Marjoram - This Mediterranean native belongs to the oregano family, but its flavor is distinctively sweeter and more delicate. Sweet marjoram is often grown in pots indoors. Italian marjoram is similar but with a perfect blend of sweet and spicy.
Mints - Peppermint and spearmint are good choices for growing in pots. Be sure to give mint its own container as it can easily overtake other herbs.
Oregano - Greek oregano delivers authentic oregano flavor, growing to 12 inches tall in pots. 'Kaliteri' is a Greek strain that is spicy and flavorful without being too bitter. Harvest leaves often to encourage new growth. Oregano remains productive for up to two years and should be replaced when plants become woody.
Parsley - Both Italian flat-leaf and curly-leaf parsley excel when grown indoors. The Italian variety of this biennial herb is often favored for its robust flavor. To spur new growth and keep parsley productive for several months or more, cut the outer leaves when harvesting.
Rosemary - This perennial herb comes in both trailing and upright forms. For the best flavor, choose a more compact upright variety such as 'Taylor's Blue' or 'Salem.' Even though rosemary enjoys drier conditions, it's imperative that the soil is never allowed to dry out completely.

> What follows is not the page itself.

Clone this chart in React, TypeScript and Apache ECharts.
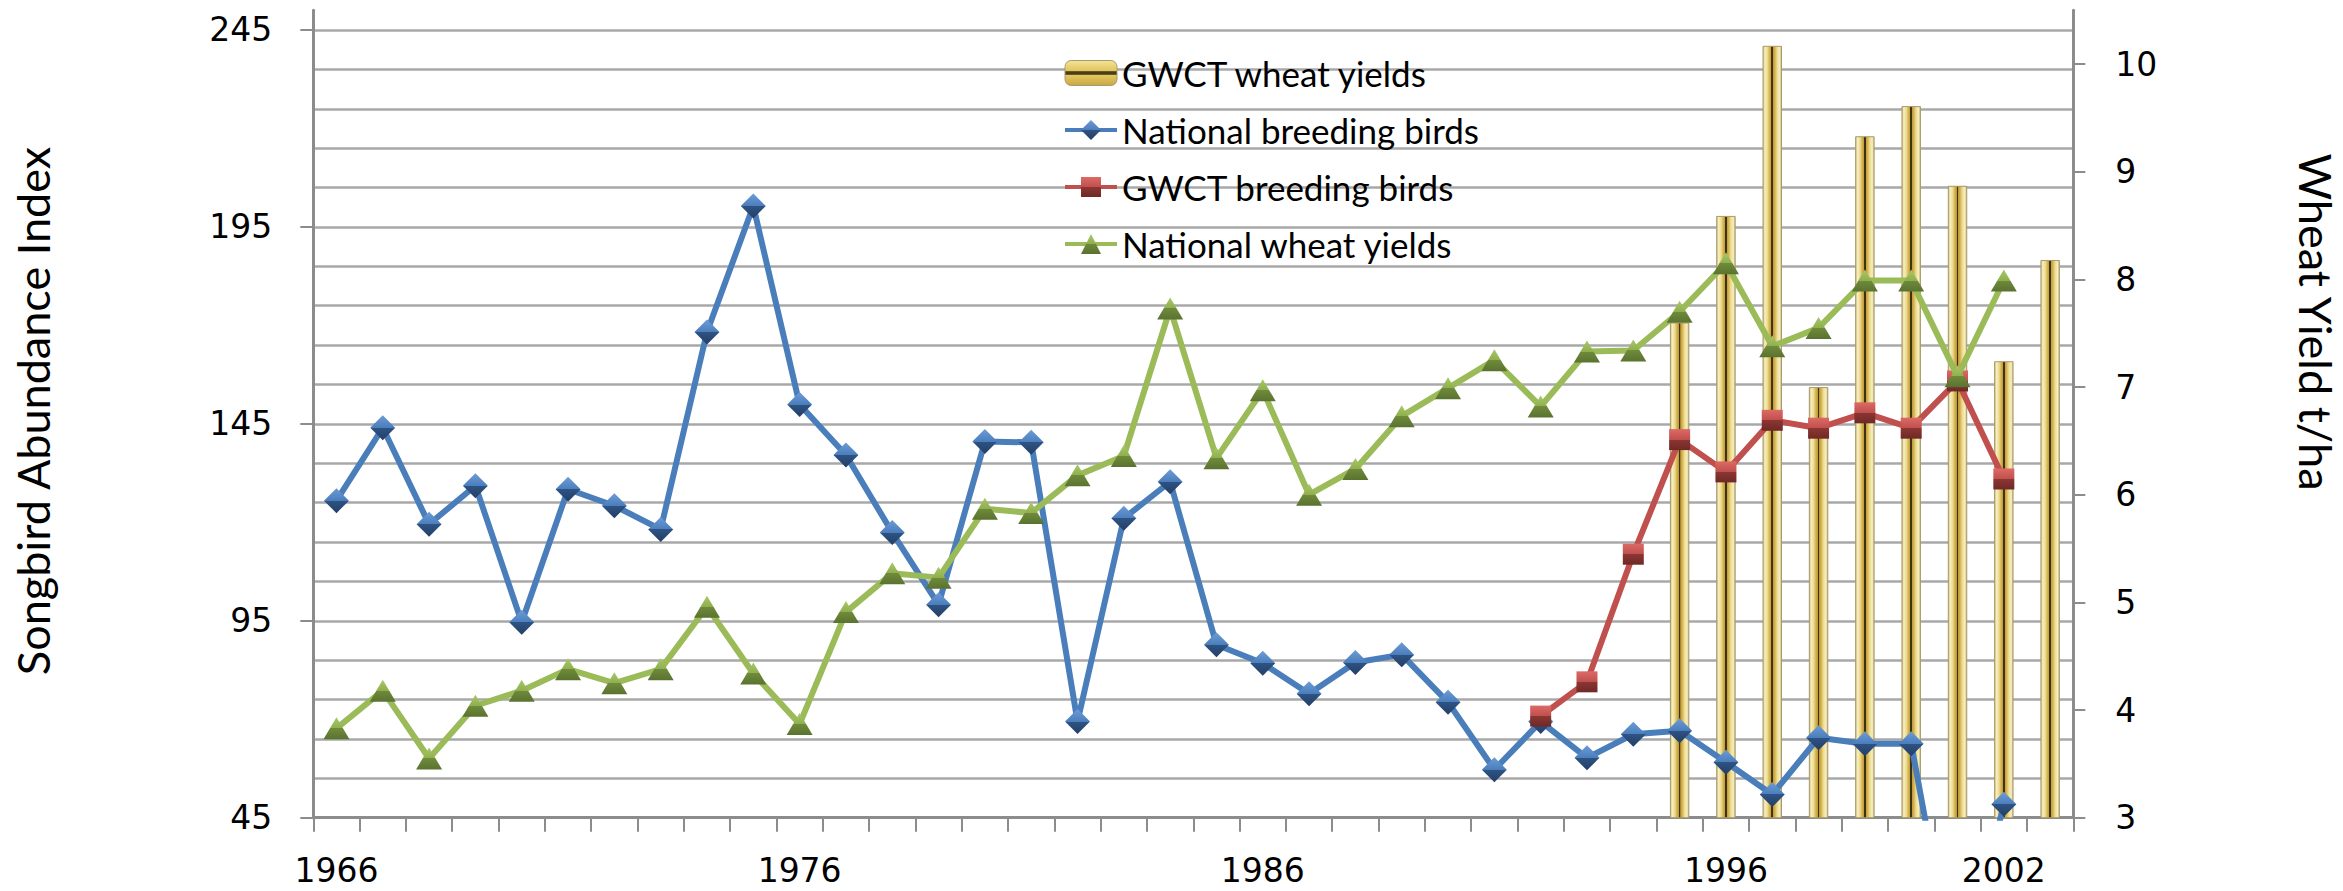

Sage - For container growing, try 12-inch-tall dwarf sage, or nonflowering 'Berggarten,' a vigorous but compact low-growing culinary strain. Dwarf garden sage offers the same flavor as garden sage but grows only 10 inches high.
Thyme - Lemon thyme and French thyme are excellent culinary varieties. For the richest thyme flavor with oregano undertones, grow creeping 'Oregano' thyme.